Saturday, January 21, 2006

Anonymous Science Curriculum Expert Pig-Ignorant About Science

I can't vouch for his sources, and I would not endorse every sentiment in his article, but Kevin Donnelly, in today's Australian identifies a very clear instance of the Cultural Origins fallacy. The extract below sets out the core of his argument:

As noted by the South Australian academic Tony Gibbons in his book On Reflection, much of Australia's school curriculum adopts a relativistic view where science, instead of being based on an objective view of reality, is considered subjective and culturally determined. The South Australian curriculum states: "Viewing experiences, ideas and phenomena through the lenses of diverse cultural sciences provide a breadth and depth of understanding that is not possible from any one cultural perspective.

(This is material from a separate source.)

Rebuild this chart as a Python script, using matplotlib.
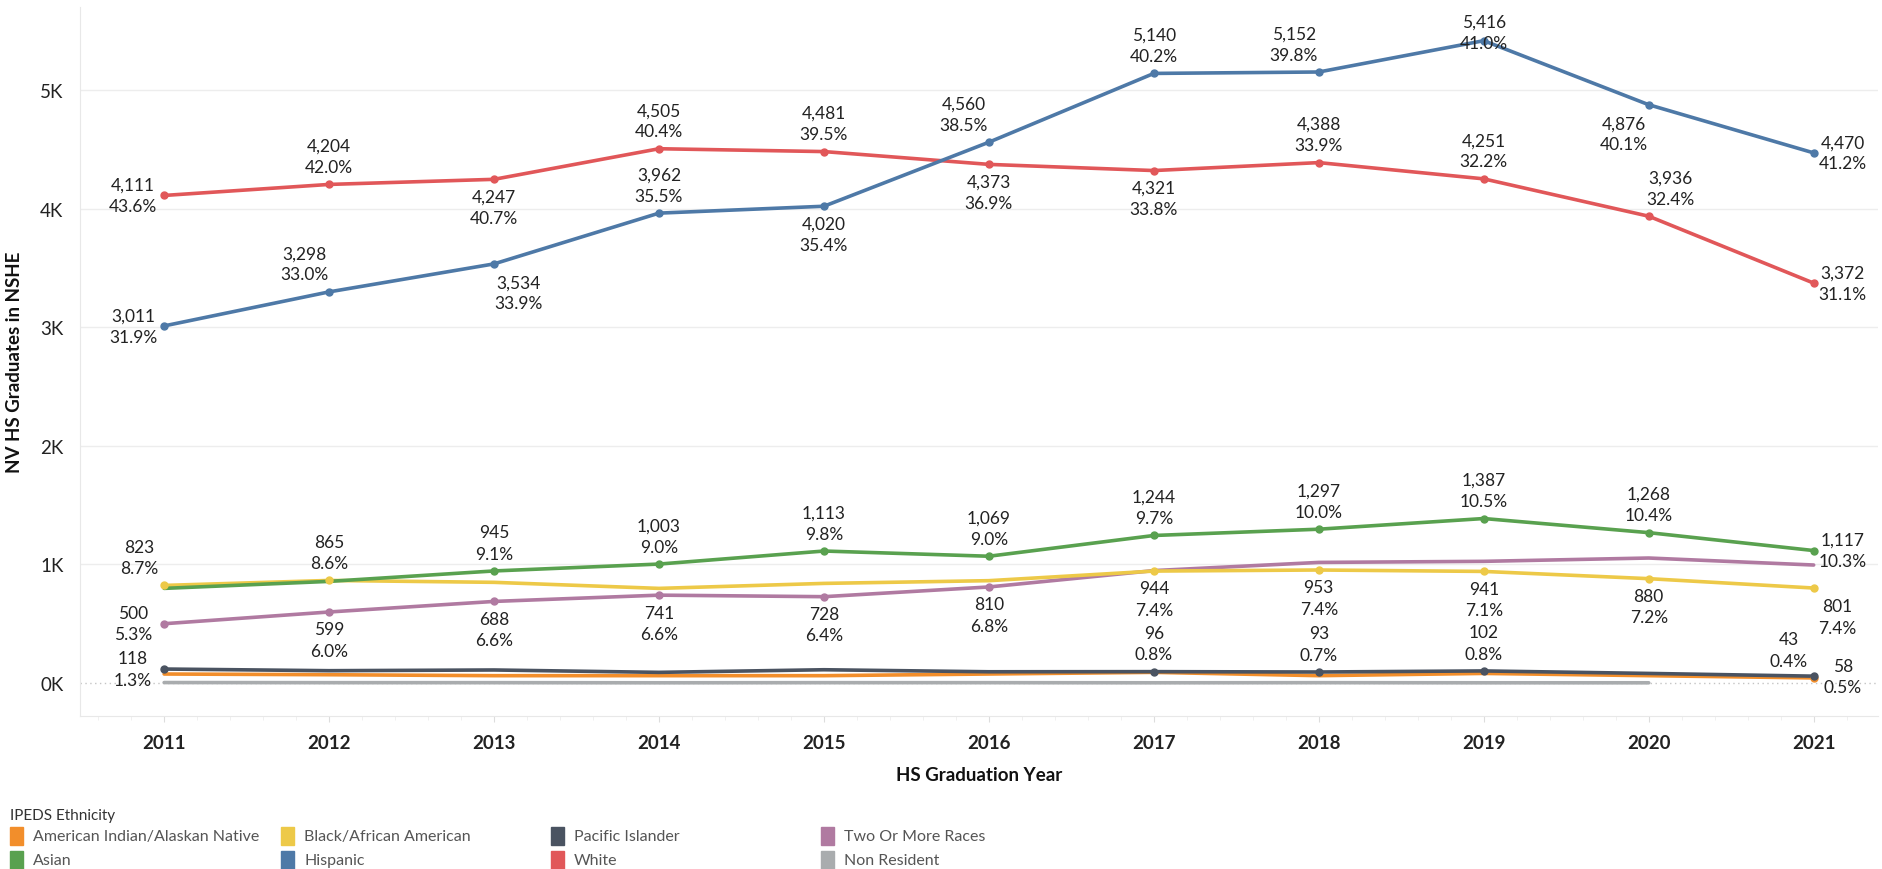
import numpy as np
import matplotlib.pyplot as plt
import matplotlib as mpl
from matplotlib.patches import Rectangle
from matplotlib.ticker import FuncFormatter, MultipleLocator

mpl.rcParams["font.family"] = ["Lato", "DejaVu Sans"]

years = [2011, 2012, 2013, 2014, 2015, 2016, 2017, 2018, 2019, 2020, 2021]

hispanic     = [3011, 3298, 3534, 3962, 4020, 4560, 5140, 5152, 5416, 4876, 4470]
hispanic_pct = [31.9, 33.0, 33.9, 35.5, 35.4, 38.5, 40.2, 39.8, 41.0, 40.1, 41.2]

white     = [4111, 4204, 4247, 4505, 4481, 4373, 4321, 4388, 4251, 3936, 3372]
white_pct = [43.6, 42.0, 40.7, 40.4, 39.5, 36.9, 33.8, 33.9, 32.2, 32.4, 31.1]

asian     = [798, 857, 945, 1003, 1113, 1069, 1244, 1297, 1387, 1268, 1117]
asian_pct = [None, None, 9.1, 9.0, 9.8, 9.0, 9.7, 10.0, 10.5, 10.4, 10.3]

black     = [823, 865, 849, 798, 840, 863, 944, 953, 941, 880, 801]
black_pct = [8.7, 8.6, None, None, None, None, 7.4, 7.4, 7.1, 7.2, 7.4]

two_more     = [500, 599, 688, 741, 728, 810, 948, 1017, 1026, 1054, 995]
two_more_pct = [5.3, 6.0, 6.6, 6.6, 6.4, 6.8, None, None, None, None, None]

pacific     = [118, 104, 110, 90, 112, 95, 96, 93, 102, 81, 58]
pacific_pct = [1.3, None, None, None, None, None, 0.8, 0.7, 0.8, None, 0.5]

am_indian     = [76, 70, 62, 62, 62, 76, 90, 62, 81, 62, 43]
am_indian_pct = [None, None, None, None, None, None, None, None, None, None, 0.4]

non_resident = [4, 3, 3, 2, 3, 3, 2, 3, 2, 2, np.nan]

# label placement per point (pixel offsets of the label centre)
OFFS = {
    "U": (0, 28), "D": (0, -28), "L": (-31, 0), "R": (29, 0),
    "UL": (-25, 28), "UR": (22, 28), "DR": (24, -29), "DL": (-25, -29),
    "T": (0, 8), "-": None,
}
place = {
    "Hispanic": ["L", "UL", "DR", "U", "D", "UL", "U", "UL", "T", "DL", "R"],
    "White":    ["L", "U", "D", "U", "U", "D", "D", "U", "U", "UR", "R"],
    "Asian":    ["-", "-", "U", "U", "U", "U", "U", "U", "U", "U", "R"],
    "Black/African American": ["UL", "U", "-", "-", "-", "-", "D", "D", "D", "D", "DR"],
    "Two Or More Races": ["L", "D", "D", "D", "D", "D", "-", "-", "-", "-", "-"],
    "Pacific Islander": ["L", "-", "-", "-", "-", "-", "U", "U", "U", "-", "R"],
    "American Indian/Alaskan Native": ["-"] * 10 + ["UL"],
}

colors = {
    "American Indian/Alaskan Native": "#f28e2b",
    "Black/African American": "#edc948",
    "Pacific Islander": "#4a5361",
    "Two Or More Races": "#b07aa1",
    "Asian": "#59a14f",
    "Hispanic": "#4e79a7",
    "White": "#e15759",
    "Non Resident": "#a9acae",
}

# draw order: back to front
series = [
    ("Non Resident", non_resident, [None] * 11),
    ("American Indian/Alaskan Native", am_indian, am_indian_pct),
    ("Pacific Islander", pacific, pacific_pct),
    ("Two Or More Races", two_more, two_more_pct),
    ("Black/African American", black, black_pct),
    ("Asian", asian, asian_pct),
    ("White", white, white_pct),
    ("Hispanic", hispanic, hispanic_pct),
]

W, H = 1882, 870
fig = plt.figure(figsize=(W / 100, H / 100), dpi=100)
ax_l, ax_r, ax_t, ax_b = 80, 1878, 8, 717
ax = fig.add_axes([ax_l / W, 1 - ax_b / H, (ax_r - ax_l) / W, (ax_b - ax_t) / H])

ax.set_xlim(2010.49, 2021.39)
ax.set_ylim(-278, 5700)

for y in range(1000, 6000, 1000):
    ax.axhline(y, color="#ededed", lw=1, zorder=0)
ax.axhline(0, color="#c4c4c4", lw=1, ls=(0, (1, 2.5)), zorder=0)

for name, vals, pcts in series:
    c = colors[name]
    ax.plot(years, vals, color=c, lw=2.6, solid_capstyle="round", zorder=2)
    lab = place.get(name)
    for i, (x, v, p) in enumerate(zip(years, vals, pcts)):
        if p is None:
            continue
        ax.plot([x], [v], "o", color=c, ms=5, zorder=3)
        off = OFFS[lab[i]]
        if off is None:
            continue
        ax.annotate(f"{v:,}\n{p:.1f}%", (x, v), xytext=off, textcoords="offset pixels",
                    ha="center", va="center", multialignment="center",
                    fontsize=12.5, color="#222222", linespacing=1.4, zorder=4)

for s in ("top", "right"):
    ax.spines[s].set_visible(False)
ax.spines["left"].set_color("#e8e8e8")
ax.spines["bottom"].set_color("#e8e8e8")

ax.set_xticks(years)
ax.xaxis.set_minor_locator(MultipleLocator(0.2))
ax.tick_params(axis="x", which="major", length=4, color="#dddddd", pad=9,
               labelsize=13.5, labelcolor="#222222")
ax.tick_params(axis="x", which="minor", length=3, color="#eeeeee")
for t in ax.get_xticklabels():
    t.set_fontweight("bold")
ax.set_yticks(range(0, 6000, 1000))
ax.yaxis.set_major_formatter(FuncFormatter(lambda v, _: f"{v / 1000:.0f}K"))
ax.tick_params(axis="y", length=0, pad=12, labelsize=13.5, labelcolor="#222222")

ax.set_xlabel("HS Graduation Year", fontsize=13.5, fontweight="bold", color="#111111", labelpad=11)
ax.set_ylabel("NV HS Graduates in NSHE", fontsize=13.5, fontweight="bold", color="#111111", labelpad=12)

# legend
legend_rows = [
    ["American Indian/Alaskan Native", "Black/African American", "Pacific Islander", "Two Or More Races"],
    ["Asian", "Hispanic", "White", "Non Resident"],
]
col_x = [10, 281, 551, 821]
row_y = [837, 861]
fig.text(10 / W, 1 - 816 / H, "IPEDS Ethnicity", fontsize=11, color="#333333", va="center", ha="left")
for r, row in enumerate(legend_rows):
    for c, name in enumerate(row):
        x0, yc = col_x[c], row_y[r]
        fig.patches.append(Rectangle((x0 / W, 1 - (yc + 9) / H), 13 / W, 18 / H,
                                     transform=fig.transFigure, color=colors[name]))
        fig.text((x0 + 23) / W, 1 - yc / H, name, fontsize=11.5, color="#555555", va="center", ha="left")

fig.savefig("out.png", dpi=100)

Every culture has its own ways of thinking and its own world views to inform its science. Western science is the most dominant form of science but it is only one form among the sciences of the world."

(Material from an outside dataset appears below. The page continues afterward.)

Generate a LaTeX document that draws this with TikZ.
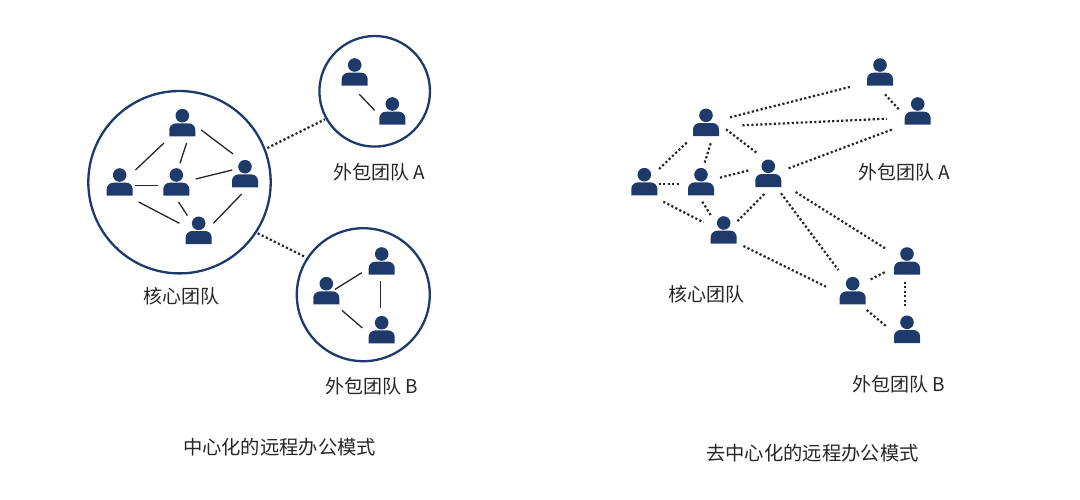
\documentclass[tikz,border=0pt]{standalone}
\usepackage{fontspec}
\setmainfont{Noto Sans CJK SC}
\definecolor{navy}{HTML}{1D3A6B}
\definecolor{ink}{HTML}{262626}
\tikzset{
    person/.style={rectangle, inner sep=0pt, minimum width=26pt, minimum height=27.4pt,
        path picture={
            \fill[navy] (path picture bounding box.center) ++(0,-7) circle[radius=6.8];
            \fill[navy] (path picture bounding box.center) ++(-13,13.7) -- ++(0,-6.5)
                arc[start angle=180, end angle=270, radius=6.5] -- ++(13,0)
                arc[start angle=270, end angle=360, radius=6.5] -- ++(0,6.5) -- cycle;
        }},
    team/.style={circle, draw=navy, line width=2.3pt, inner sep=0pt},
    teamtext/.style={font=\fontsize{19}{19}\selectfont, text=ink, inner sep=0pt},
    headtext/.style={font=\fontsize{19.3}{19.3}\selectfont, text=ink, inner sep=0pt},
    solidlink/.style={line width=1.3pt, ink},
    dotlink/.style={line width=2.2pt, ink, dash pattern=on 2.2pt off 2.3pt}
}
\begin{document}
\begin{tikzpicture}[x=1pt, y=-1pt]
    \useasboundingbox (0,0) rectangle (1080,499);

    % left picture
    \node[team, minimum size=182.4pt] (core) at (179.5,182.2) {};
    \node[team, minimum size=110.6pt] (teamA) at (374.7,91.3) {};
    \node[team, minimum size=133pt] (teamB) at (363.3,294.7) {};
    \foreach \name/\px/\py in {p1/182.3/122.7, p2/119.7/182, p3/176.3/182, p4/245/173.7, p5/198.7/230.3,
        a1/354.7/72, a2/392.3/111, b1/381.7/261, b2/326.3/290.7, b3/381.7/329.7}
        \node[person] (\name) at (\px,\py) {};

    \foreach \a/\ax/\ay/\b/\bx/\by in {
        p1/-18.3/20.3/p2/15.7/-12, p1/4.3/20.3/p3/3.7/-18.7, p1/19/7.3/p4/-12/-19.7,
        p2/15.7/3.3/p3/-18.3/3.3, p3/19.3/-3/p4/-12.7/-3.7, p2/19/20/p5/-19.3/-7,
        p3/2.3/20/p5/-11.3/-14.7, p4/-3.3/20.3/p5/14.7/-7, a1/4.7/22.3/a2/-17.7/-0.7,
        b2/8.7/-1.3/b1/-20/11.7, b1/-1/20.3/b3/-1/-22, b2/15.7/19.7/b3/-19.3/-1.7}
        \draw[solidlink] ([shift={(\ax,\ay)}]\a.center) -- ([shift={(\bx,\by)}]\b.center);

    \draw[dotlink] ([shift={(87.8,-34.2)}]core.center) -- ([shift={(-49.7,28)}]teamA.center);
    \draw[dotlink] ([shift={(78.2,51.1)}]core.center) -- ([shift={(-57.3,-37.4)}]teamB.center);

    \node[teamtext] (coreL) at (181,296) {核心团队};
    \node[teamtext] (teamAL) at (379,172) {外包团队 A};
    \node[teamtext] (teamBL) at (372,386) {外包团队 B};
    \node[headtext] (titleL) at (279.5,447) {中心化的远程办公模式};

    % right picture
    \foreach \name/\px/\py in {q1/706/122.3, q2/644.3/181.7, q3/701/181.7, q4/768.3/173.3, q5/723.7/230,
        r1/880/72, r2/917.7/111, s1/852.7/290.7, s2/907/261, s3/907/329.3}
        \node[person] (\name) at (\px,\py) {};

    \foreach \a/\ax/\ay/\b/\bx/\by in {
        q1/24/-5/r1/-29.3/14.7, q1/36.3/3/r2/-31/7.7, q1/20/7/q4/-11/-20,
        q1/-19.3/20.3/q2/14.3/-12.3, q1/4.7/21/q3/3.7/-19, q2/14.3/2/q3/-21/2,
        q3/19/-4/q4/-18.3/-3.3, q4/20.3/-5/r2/-25/18.3, r1/5/22.3/r2/-18.3/-1,
        q2/19/20/q5/-20.3/-7.7, q3/1.3/20/q5/-13/-15, q4/-4/20.7/q5/12.3/-7.3,
        q4/27.3/18.7/s2/-21.3/-12.3, q4/12.7/20/s1/-14.3/-20.7, q5/19.7/16/s1/-26.7/-4,
        s1/18/-11.3/s2/-21.3/10.7, s2/-1.7/20.7/s3/-1.7/-22, s1/14/19.3/s3/-20.3/-2.7}
        \draw[dotlink] ([shift={(\ax,\ay)}]\a.center) -- ([shift={(\bx,\by)}]\b.center);

    \node[teamtext] (coreR) at (706.5,294) {核心团队};
    \node[teamtext] (teamAR) at (904,172) {外包团队 A};
    \node[teamtext] (teamBR) at (898.5,384) {外包团队 B};
    \node[headtext] (titleR) at (812.5,453) {去中心化的远程办公模式};
\end{tikzpicture}
\end{document}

Donnelly does us a service in drawing attention to lame-brained statements such as "Every culture has its own ways of thinking and its own world views to inform its science". The really alarming thing about this statement is that it has apparently been made by some ignorant buffoon inhabiting the South Australian Education Department. Further, that buffoon apparently has a licence to tinker with curriculum. He or she must be hunted down and educated in the history and philosophy of science before he or she does further harm.

There is only science. Science is science. If it doesn't look like science, smell like science and taste like science it isn't science. A core feature of scientific endeavor is precisely its independence from myths, stories, literature, arts, dance, human sacrifice, exorcisms and other fun aspects of society which we might properly call culture.